The two parties threatening such an action are those that appealed the Planning Commission’s approval: Citizens Planning Association and Stan and Jean Harfenist. Prior to the meeting, most watching the situation presumed the matter would end up in court. Either group has up to 30 days after the project’s record of decision is filed to decide whether or not to sue. The matter could also go in front of the California Coastal Commission sometime next year if the decision is appealed to that board.
Meanwhile, Caruso has a project on a site that hasn’t seen a working hotel in 8 years. If built, his five-star resort will have 192 rooms and three restaurants, in addition to two public pathways to the beach. He’s so far made several concessions over the 23 months that he’s owned the site at 1555 South Jameson Lane in Montecito: Caruso reduced the height of the ballroom by 11 feet and the main building by 7.5 feet, eliminated the tennis court lights, reduced the number of rooms from 209, and took out a spa’s second story.
His work made an impact on the four supervisors who denied the appeals, and-with the project expected to generate the county $4.3 million in annual tax revenue-the supes no doubt had dollar signs in their eyes as Caruso led them through a video presentation on Tuesday.
The appellants raised several issues, including potential water supply, noise, and flooding impacts. With 46,100 cubic yards of fill being used to level the property, adjacent neighbors are concerned the raised floodplain will force water from nearby Oak Creek onto their properties during heavy rains. These and other differences between Caruso’s project and a project former owner Ian Schrager got approved in 2000 were large enough that it warranted full environmental review, they argued. CPA attorney Marco Gonzalez alleged “critical failures” in the environmental process. Appellants’ attorneys also suggested county staff had hurried the project through the planning system.
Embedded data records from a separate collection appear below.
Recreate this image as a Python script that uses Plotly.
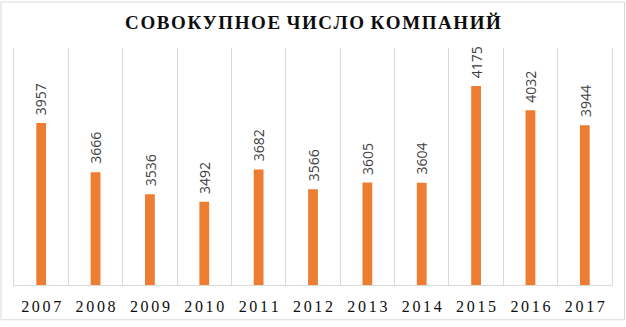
import plotly.graph_objects as go

years = ["2007", "2008", "2009", "2010", "2011", "2012", "2013", "2014", "2015", "2016", "2017"]
companies = [3957, 3666, 3536, 3492, 3682, 3566, 3605, 3604, 4175, 4032, 3944]
title_text = "СОВОКУПНОЕ ЧИСЛО КОМПАНИЙ"

HAIR = "\u200a"
def spaced(s, sep=HAIR):
    return sep.join(s)

W, H = 626, 327
L, R, T, B = 14, 14, 48, 37
pw, ph = W - L - R, H - T - B

fig = go.Figure()
fig.add_trace(go.Bar(
    x=years, y=companies,
    marker=dict(color="#ED7D31", line=dict(width=0)),
    width=0.18,
    hoverinfo="skip",
))

for i, v in enumerate(companies):
    fig.add_annotation(
        x=i, y=v, text=str(v), showarrow=False,
        textangle=-90, yanchor="bottom", xanchor="center", yshift=6,
        font=dict(family="Open Sans", size=14, color="#404040"),
    )

# outer chart border
fig.add_shape(
    type="rect", xref="paper", yref="paper",
    x0=(1 - L) / pw, x1=(W - 1.5 - L) / pw,
    y0=(H - B - (H - 1.5)) / ph, y1=(H - B - 1) / ph,
    line=dict(color="#d9d9d9", width=1), fillcolor="rgba(0,0,0,0)",
    layer="below",
)

title_html = "<b>" + ("\u00a0" + HAIR).join(spaced(w, HAIR) for w in title_text.split(" ")) + "</b>"

fig.update_layout(
    width=W, height=H,
    margin=dict(l=L, r=R, t=T, b=B),
    paper_bgcolor="white", plot_bgcolor="white",
    showlegend=False,
    title=dict(
        text=title_html,
        x=0.5, xanchor="center", xref="paper",
        y=1 - 22.5 / H, yanchor="middle", yref="container",
        font=dict(family="Liberation Serif", size=19, color="#0d0d0d"),
    ),
    xaxis=dict(
        type="category",
        tickvals=years, ticktext=[spaced(y, HAIR + HAIR) for y in years],
        tickson="boundaries", ticks="",
        showgrid=True, gridcolor="#d9d9d9", gridwidth=1,
        showline=True, linecolor="#d9d9d9", linewidth=1,
        tickfont=dict(family="Liberation Serif", size=16, color="#0d0d0d"),
        ticklabelstandoff=7,
        range=[-0.5, len(years) - 0.5],
    ),
    yaxis=dict(
        range=[3000, 4400], showticklabels=False, ticks="",
        showgrid=False, zeroline=False,
        showline=True, mirror=True, linecolor="#d9d9d9", linewidth=1,
    ),
)

fig.write_html("out.html")
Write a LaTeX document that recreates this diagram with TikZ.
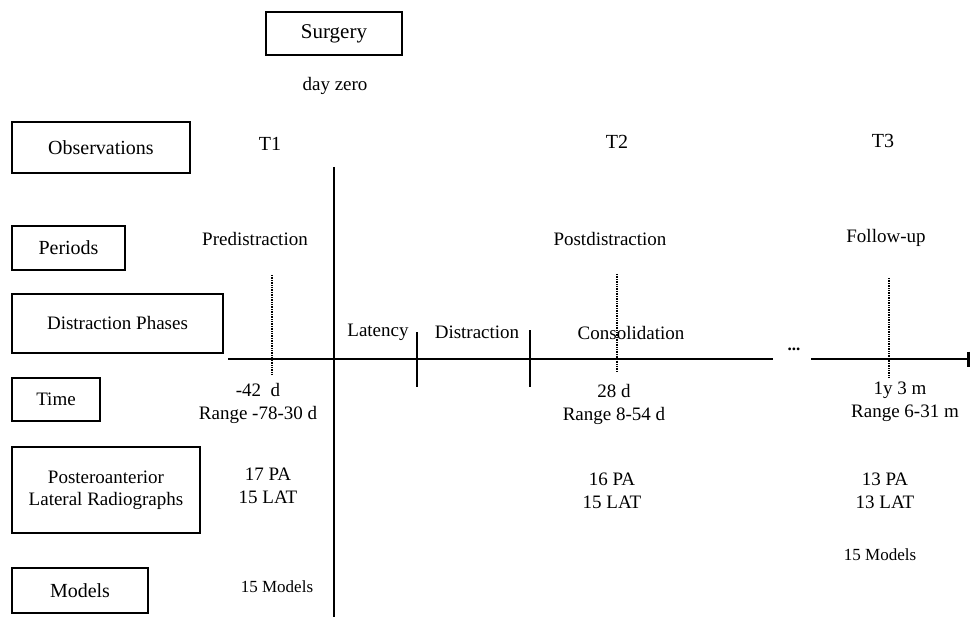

Second District Supervisor Janet Wolf heard the appellants’ cries, explaining prior to her no vote, “I want to make sure that, as a county, when we do something, we do something right,” she said. To skip a full environmental impact report, she said, was “not the way our county works.” But she was in the minority, as the rest of the supervisors were not only satisfied with the applicants’ work but also content with the staff’s handling of the case.